I don’t generally look for inspiration. When inspiration finds me and opportunity presents, art happens.”
Watson credits her mother Sylvia for inspiring her to become a visual artist. Although she was a single mother, Sylvia strove to make the time she spent with her daughter memorable. She would sacrifice time and money to save up for Broadway performances, and if she couldn’t afford that, she and Watson would go to Off-Broadway plays. The stories and elaborate theatrical sets helped to inspire Watson’s love for the arts.
Sometimes there is one defining moment or person that influences a career path for an individual. For Watson, it was the character of Claire Huxtable from “The Cosby Show.”
“She was/is beautiful. Her character was an attorney, mother and wife, and she loved jazz and art,” Watson explained. ”I didn’t have any real-life examples of women that ‘had it all,’ so she was it for me.” Later, Watson attended a talk by actress Phylicia Rashad while at St. John’s, and found that she was just as fabulous in real life as she was on television. It’s one of Watson’s dreams to meet and thank her for being such a wonderful influence.
“I don’t generally look for inspiration,” Watson says. “When inspiration finds me and opportunity presents, art happens.”
One thing that makes Watson a unique, bold individual and artist is her view on artistic influences. “There are so many painters that have created work I admire, but I can’t say there are any I want to be like,” she says. “Forfeiting unique individual expression would make the practice of art pointless for me.”
Last year, Watson taught her first self-esteem visual arts workshop for teen girls, titled “I’m a Peacock; What Are You?” Through this workshop, each participant created a unique piece based on an animal she chose to represent an aspect of her personality. Not only did it give the group an opportunity to learn about each other, it gave them a new way to place a voice to their self-images. She also completed a commissioned piece for Majority Whip/ Councilwoman Blondell Reynolds Brown, and she is also on the board of a nonprofit called Art-Reach.
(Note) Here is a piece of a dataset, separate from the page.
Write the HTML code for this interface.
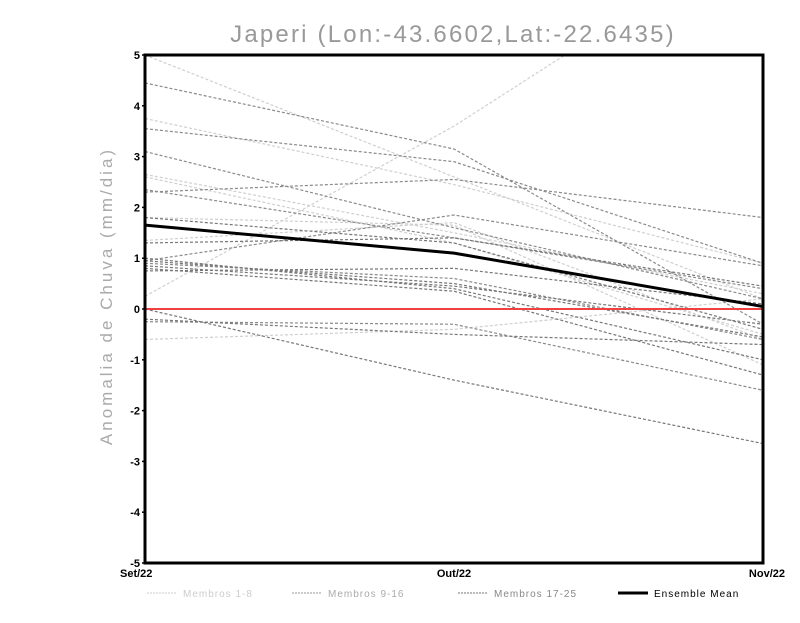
<!DOCTYPE html>
<html><head><meta charset="utf-8"><style>
body{margin:0;background:#fff;width:800px;height:618px;overflow:hidden;font-family:"Liberation Sans",sans-serif}
</style></head><body>
<svg width="800" height="618" xmlns="http://www.w3.org/2000/svg">
<text x="453" y="42" text-anchor="middle" font-size="24" letter-spacing="2.2" fill="#999">Japeri (Lon:-43.6602,Lat:-22.6435)</text>
<text transform="translate(112,296) rotate(-90)" text-anchor="middle" font-size="17" letter-spacing="3" fill="#aaa">Anomalia de Chuva (mm/dia)</text>
<defs><clipPath id="pc"><rect x="145" y="55" width="618" height="508"/></clipPath></defs>
<g id="series" clip-path="url(#pc)"></g>
<g id="axes"></g>
<g id="legend"></g>
</svg>
<script>
const categories=["Set/22","Out/22","Nov/22"];
const yTicks=[-5,-4,-3,-2,-1,0,1,2,3,4,5];
const group1=[[0.25,3.6,7.5],[5.0,2.6,0.2],[3.75,2.45,0.9],[2.65,1.5,0.3],[2.6,1.3,-0.5],[1.35,1.7,-0.6],[1.8,1.65,-1.1],[-0.6,-0.4,0.2]];
const group2=[[4.45,3.15,-0.3],[3.55,2.9,0.9],[2.3,2.55,1.8],[3.1,1.6,0.2],[0.95,1.85,0.85],[2.35,1.4,0.4],[0.9,0.6,-0.6],[-0.25,-0.3,-1.6]];
const group3=[[0.0,-1.4,-2.65],[1.3,1.4,0.45],[0.75,0.8,0.1],[0.85,0.45,-0.3],[0.8,0.35,-1.3],[0.95,0.5,-0.55],[-0.2,-0.5,-0.7],[1.8,1.3,-0.4],[1.0,0.4,-1.0]];
const ensembleMean=[1.65,1.1,0.05];
const legendLabels=["Membros 1-8","Membros 9-16","Membros 17-25","Ensemble Mean"];
const NS="http://www.w3.org/2000/svg";
const X0=145,X1=763,Y0=55,Y1=563;
function xs(i){return X0+i*(X1-X0)/(categories.length-1);}
function ys(v){return Y1-(v+5)*(Y1-Y0)/10;}
function mk(t,a,p){const e=document.createElementNS(NS,t);for(const k in a)e.setAttribute(k,a[k]);p.appendChild(e);return e;}
const S=document.getElementById('series'),A=document.getElementById('axes'),L=document.getElementById('legend');
function pts(d){return d.map((v,i)=>xs(i)+','+ys(v)).join(' ');}
const groups=[[group1,'#cfcfcf'],[group2,'#8a8a8a'],[group3,'#777']];
groups.forEach(([g,c],gi)=>{g.forEach((d,j)=>{
 const p=mk('polyline',{points:pts(d),fill:'none',stroke:c,'stroke-width':1.2,'stroke-dasharray':'3,2'},S);
 
 
});});
const zl=mk('line',{x1:X0,x2:X1,y1:ys(0),y2:ys(0),stroke:'#f04040','stroke-width':2},S);


const m=mk('polyline',{points:pts(ensembleMean),fill:'none',stroke:'#000','stroke-width':3},S);


const fr=mk('rect',{x:X0,y:Y0,width:X1-X0,height:Y1-Y0,fill:'none',stroke:'#000','stroke-width':3},A);


yTicks.forEach(v=>{
 const t=mk('text',{x:X0-5,y:ys(v)+4,'text-anchor':'end','font-size':11,'font-weight':'bold',fill:'#000'},A);
 t.textContent=v;
 
 
 mk('line',{x1:X0-3,x2:X0,y1:ys(v),y2:ys(v),stroke:'#000','stroke-width':1.5},A);
});
categories.forEach((c,i)=>{
 const anc=i==0?'start':(i==categories.length-1?'end':'middle');
 const t=mk('text',{x:xs(i)+(i==0?-25:(i==2?22:0)),y:577,'text-anchor':anc,'font-size':11,'font-weight':'bold',fill:'#000'},A);
 t.textContent=c;
 
 
});
const lc=['#ccc','#999','#777','#000'],lx=[147,292,458,618],tc=['#ccc','#aaa','#888','#000'];
legendLabels.forEach((l,i)=>{
 mk('line',{x1:lx[i],x2:lx[i]+30,y1:593,y2:593,stroke:lc[i],'stroke-width':i==3?3:1,'stroke-dasharray':i==3?'':'2,1'},L);
 const t=mk('text',{x:lx[i]+36,y:597,'font-size':10,'letter-spacing':'1',fill:tc[i]},L);
 t.textContent=l;
 
 
});
</script>
</body></html>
Art-Reach brings art opportunities to 17,000 underrepresented patrons. As a board member, Watson has reviewed contracts for artists, acted as a liaison between public figures and art executives to help create services and programs, and helps to raise awareness of the importance of equal access to the arts through fundraisers and marketing events. Her goal is to continue bringing art opportunities to people that are marginalized.
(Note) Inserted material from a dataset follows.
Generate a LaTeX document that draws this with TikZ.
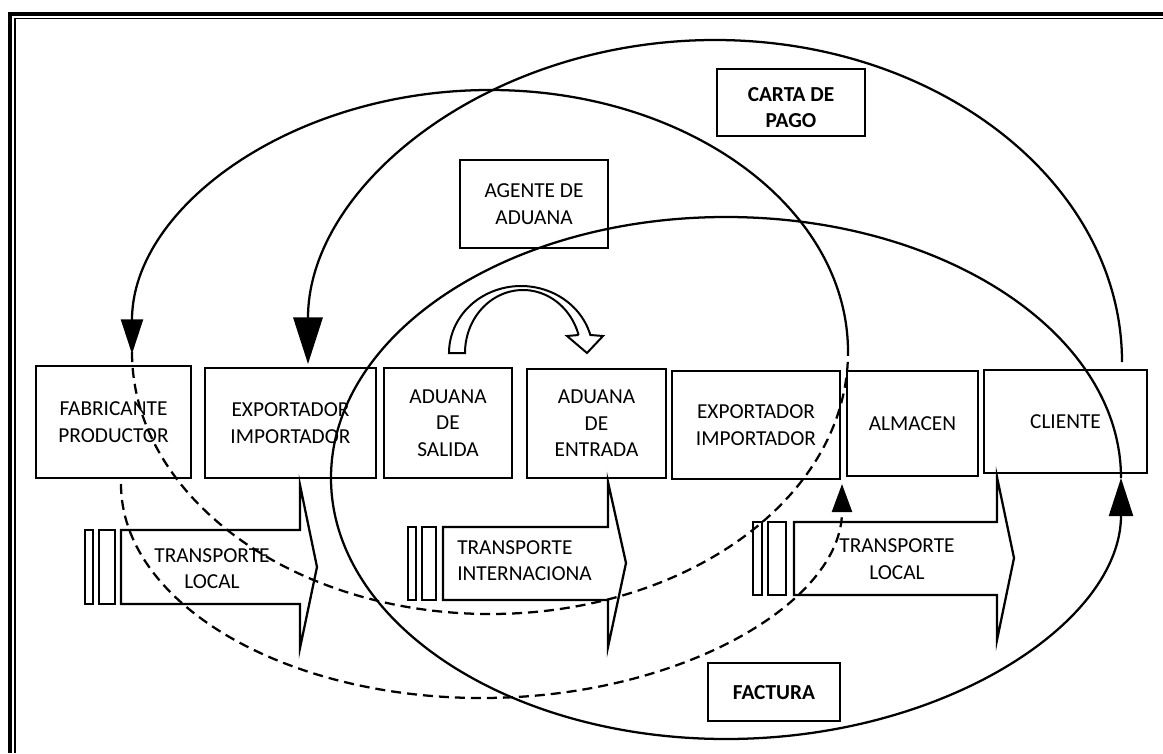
\documentclass[tikz,border=0pt]{standalone}
\usepackage{fontspec}
\setmainfont{Carlito}
\usetikzlibrary{arrows.meta}
\newcommand{\dgmfont}{\fontsize{16pt}{19.8pt}\selectfont}
\begin{document}
\begin{tikzpicture}[x=0.75pt,y=-0.75pt,
  line join=miter,
  box/.style={draw, line width=1.7pt, inner sep=0pt, align=center, font=\dgmfont},
  sz/.style 2 args={minimum width=#1*0.75pt, minimum height=#2*0.75pt},
  txt/.style={inner sep=0pt, align=center, font=\dgmfont},
  bold/.style={inner sep=0pt, align=center, font=\dgmfont\bfseries},
  curve/.style={line width=1.7pt},
  dashcurve/.style={line width=1.7pt, dash pattern=on 7.5pt off 4.5pt},
  transp/.style={line width=1.7pt},
  tipA/.style={-{Triangle[length=35pt,width=22pt]}},
  tipB/.style={-{Triangle[length=26pt,width=16.5pt]}},
  tipC/.style={-{Triangle[length=28.5pt,width=18pt]}},
  tipD/.style={-{Triangle[length=21pt,width=15pt]}}]
\useasboundingbox (0,0) rectangle (1163,753);

% page frame: thick outer rule and thin inner rule
\draw[line width=3.4pt] (1163,13.8) -- (9.8,13.8) -- (9.8,753);
\draw[line width=1.2pt] (1163,18.5) -- (14.8,18.5) -- (14.8,753);

% chain of participants
\node[box, sz={155}{112}] (fab)  at (113.5,422)  {FABRICANTE\\PRODUCTOR};
\node[box, sz={171}{110}] (exp1) at (290.5,423)  {EXPORTADOR\\IMPORTADOR};
\node[box, sz={128}{110}] (sal)  at (448,423)    {ADUANA\\DE\\SALIDA};
\node[box, sz={139}{109}] (ent)  at (596.5,423.5){ADUANA\\DE\\ENTRADA};
\node[box, sz={168}{108}] (exp2) at (756,425)    {EXPORTADOR\\IMPORTADOR};
\node[box, sz={131}{105}] (alm)  at (912.5,423.5){ALMACEN};
\node[box, sz={163}{103}] (cli)  at (1065.5,421.5){CLIENTE};

% documents and agents
\node[box, sz={148}{67}] (carta) at (791,102.5) {};
\node[bold] (cartaT) at (791,107.5) {CARTA DE\\PAGO};
\node[box, sz={148}{88}] (agente) at (534,204) {AGENTE DE\\ADUANA};
\node[box, sz={132}{58}] (factura) at (774,692) {};
\node[bold] (facturaT) at (774,693) {FACTURA};

% transport arrows (striped tail + notched head)
\draw[transp] (85,530) rectangle (93,604);
\draw[transp] (99,530) rectangle (115,604);
\draw[transp] (121,530) -- (300,530) -- (300,485) -- (317,567) -- (300,648) -- (300,604) -- (121,604) -- cycle;
\node[txt] (tr1) at (212,568.5) {TRANSPORTE\\LOCAL};

\draw[transp] (408,527) rectangle (416,600);
\draw[transp] (422,527) rectangle (436,600);
\draw[transp] (443,527) -- (608,527) -- (608,482) -- (626,563) -- (608,647) -- (608,600) -- (443,600) -- cycle;
\node[inner sep=0pt, align=left, font=\dgmfont, anchor=west] (tr2) at (457,560.5) {TRANSPORTE\\INTERNACIONA};

\draw[transp] (753,522) rectangle (762,595);
\draw[transp] (768,522) rectangle (786,595);
\draw[transp] (794,522) -- (997,522) -- (997,477) -- (1014,558) -- (997,640) -- (997,595) -- (794,595) -- cycle;
\node[txt] (tr3) at (897,559) {TRANSPORTE\\LOCAL};

% hollow curved arrow from exit customs to entry customs
\draw[line width=1.5pt, fill=white]
  plot[domain=180:344.4, samples=60] ({521+72*cos(\x)},{353+67*sin(\x)})
  -- (603,336) -- (587,353) -- (567,336) -- (578.6,335)
  -- plot[domain=343.4:180, samples=60] ({523+58*cos(\x)},{353+63*sin(\x)})
  -- cycle;

% key points of the flow loops
\coordinate (aR) at (1122,362);
\coordinate (aT) at (715,40);
\coordinate (aL) at (308,364);
\coordinate (bR) at (848,352);
\coordinate (bT) at (490,90);
\coordinate (bL) at (132,354);
\coordinate (bL2) at (132,352);
\coordinate (bB) at (490,614);
\coordinate (cR) at (1121,478);
\coordinate (cT) at (726,217);
\coordinate (cL) at (331,478);
\coordinate (cB) at (726,739);
\coordinate (dL) at (121,484);
\coordinate (dB) at (481.5,698);
\coordinate (dR) at (842,484);

% client back to exporter
\draw[curve, tipA] (aR) .. controls (1122,184.2) and (939.8,40) .. (aT)
  .. controls (490.2,40) and (308,184.2) .. (aL);

% loop through the manufacturer
\draw[curve, tipB] (bR) .. controls (848,207.3) and (687.7,90) .. (bT)
  .. controls (292.3,90) and (132,207.3) .. (bL);
\draw[dashcurve] (bL2) .. controls (132,496.7) and (292.3,614) .. (bB)
  .. controls (687.7,614) and (848,496.7) .. (bR);

% closed loop around the customs and client side
\draw[curve, tipC] (cR) .. controls (1121,333.8) and (944.2,217) .. (cT)
  .. controls (507.8,217) and (331,333.8) .. (cL)
  .. controls (331,622.2) and (507.8,739) .. (cB)
  .. controls (944.2,739) and (1121,622.2) .. (cR);

% dashed return from the manufacturer to the warehouse side
\draw[dashcurve, tipD] (dL) .. controls (121,602.2) and (282.4,698) .. (dB)
  .. controls (680.6,698) and (842,602.2) .. (dR);
\end{tikzpicture}
\end{document}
“I don’t have as much time to paint or for the business of painting as I would like,” she says. “But I’m excited that through Art-Reach, I’m helping to launch a new program in Philadelphia to ensure people with access cards can enjoy museum experiences for $1. There are few greater gifts than sharing experiences that broaden outlooks and spark imaginations.”
She also hopes to receive grants to create public art that a wider audience can experience for free.
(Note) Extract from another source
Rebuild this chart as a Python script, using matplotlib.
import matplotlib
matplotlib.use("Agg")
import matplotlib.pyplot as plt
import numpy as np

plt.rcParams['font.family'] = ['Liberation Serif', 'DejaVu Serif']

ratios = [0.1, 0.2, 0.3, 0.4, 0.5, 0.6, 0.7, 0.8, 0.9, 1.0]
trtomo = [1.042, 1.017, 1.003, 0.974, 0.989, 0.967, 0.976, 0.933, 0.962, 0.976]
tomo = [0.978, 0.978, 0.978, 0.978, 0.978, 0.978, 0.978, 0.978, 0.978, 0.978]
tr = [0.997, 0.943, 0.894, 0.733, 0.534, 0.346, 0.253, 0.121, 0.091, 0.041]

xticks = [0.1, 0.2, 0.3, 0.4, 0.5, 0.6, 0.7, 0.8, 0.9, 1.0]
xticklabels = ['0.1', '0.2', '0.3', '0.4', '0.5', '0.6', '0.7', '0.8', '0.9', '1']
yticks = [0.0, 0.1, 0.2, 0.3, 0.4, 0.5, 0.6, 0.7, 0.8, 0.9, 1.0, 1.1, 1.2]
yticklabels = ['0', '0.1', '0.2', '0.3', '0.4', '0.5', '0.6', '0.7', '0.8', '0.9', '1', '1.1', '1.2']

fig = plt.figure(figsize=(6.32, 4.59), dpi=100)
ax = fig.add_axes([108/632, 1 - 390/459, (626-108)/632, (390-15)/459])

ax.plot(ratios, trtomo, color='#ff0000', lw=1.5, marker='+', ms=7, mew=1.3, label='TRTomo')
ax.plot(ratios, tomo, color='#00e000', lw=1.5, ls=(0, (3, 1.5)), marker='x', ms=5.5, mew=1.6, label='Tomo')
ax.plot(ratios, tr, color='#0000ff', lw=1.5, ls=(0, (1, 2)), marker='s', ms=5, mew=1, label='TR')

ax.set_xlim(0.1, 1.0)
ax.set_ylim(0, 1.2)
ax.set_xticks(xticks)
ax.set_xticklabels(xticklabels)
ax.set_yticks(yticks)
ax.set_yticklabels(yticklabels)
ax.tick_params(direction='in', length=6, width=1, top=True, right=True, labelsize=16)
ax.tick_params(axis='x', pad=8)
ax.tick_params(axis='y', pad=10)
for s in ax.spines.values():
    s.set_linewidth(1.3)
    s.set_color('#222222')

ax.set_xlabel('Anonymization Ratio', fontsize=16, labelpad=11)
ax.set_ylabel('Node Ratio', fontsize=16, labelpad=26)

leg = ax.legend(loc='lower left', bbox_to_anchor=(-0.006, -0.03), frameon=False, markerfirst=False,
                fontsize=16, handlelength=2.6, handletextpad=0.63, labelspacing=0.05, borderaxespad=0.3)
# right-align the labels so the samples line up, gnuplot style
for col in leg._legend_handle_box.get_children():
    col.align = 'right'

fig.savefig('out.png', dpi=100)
In addition to being a visual artist, Watson is a practicing attorney in Pennsylvania. She is a certified arbitrator who resolves contract, employment, civil rights and consumer disputes. She also sits on four different panels when called upon, and is a volunteer attorney for Philadelphia Volunteer Lawyers for the Arts. She was recently offered the position of Acting HR Labor Relations Manager of York College (CUNY).
Watson thanks St. Joseph’s for all the help and support she received during her time at the College.
“I wanted to thank St. Joseph’s and Professor Raymond D’Angelo (Ph.D.) especially,” she says. “When I was 20, I got married, and 11 months later, I gave birth to our son, Malachi. “Six weeks after I gave birth, I started at St. Joseph’s to finish my degree. Sometimes I had to bring my son to class with me. My recollection is foggy because I was so sincerely tired, but I remember the support.
“During my final semester, I had to get approval to take over 18 credits. The dean was apprehensive, but she believed in me; Dr. D’Angelo believed in me. There isn’t much more you can expect from an institution than the commitment to the promise of its students. For that, I say thank you.”
These days, it is rare to hear about a married couple that has been together since they were teenagers, but that is not the case for Qiana and her high school sweetheart, Temu Watson. The couple met at their former high school, Edward R. Murrow, in Brooklyn. Mr. and Mrs. Watson reside in Philadelphia with their son, Malachi.
As a wife to her sweetheart for 19 years thus far, and as a mother, Watson’s plan is to continue loving as long as she is fortunate to, while as an individual, her plan is to continue growing and learning.